Heat oil on medium heat in skillet. Add onions and saute 5-8 minutes until translucent and fragrant. Add garlic and saute for another minute. Add garbanzo beans and saute until heated through. Add tomatoes and some water, cover skillet and lower heat. Allow mixture to cook for another 10-15 minutes, depending on how hungry you are. Garnish with chopped cilantro, slices of lemon, etc. and serve with hot naan or basmati rice. Serves 3 or 4.

Pico de gallo

3 medium-sized tomatoes, diced (I usually use Roma because they are firmer and easier to cut, but any will do)
1/2 white onion, minced
2-3 cloves garlic, minced
1 jalepeno pepper (sometimes I use serrano if I want it extra spicy)
1 handful of cilantro leaves
1 lime (I like to use Meyer lemons if we have them from our tree)
pinch of kosher sea salt

Basically, it all goes together in a bowl.
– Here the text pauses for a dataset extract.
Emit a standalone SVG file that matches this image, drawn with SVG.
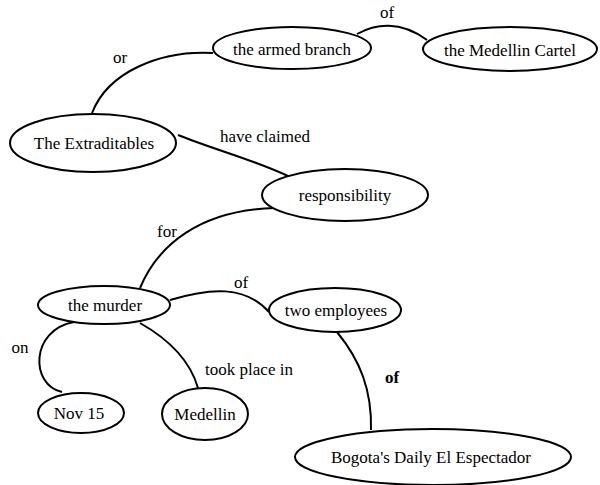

A few tips: you can seed the jalenpeno if you like it less spicy. After cutting the lime in half, first score it by using a knife to cut an 'x' so that it squeezes more easily. Add salt to taste, but also note that it helps with cut the pungency of the onions and the acidity of the tomatoes. Adjust the proportions to your taste. And it definitely improves upon sitting in the fridge. But it usually doesn't last that long at our place! Serve with tortilla chips.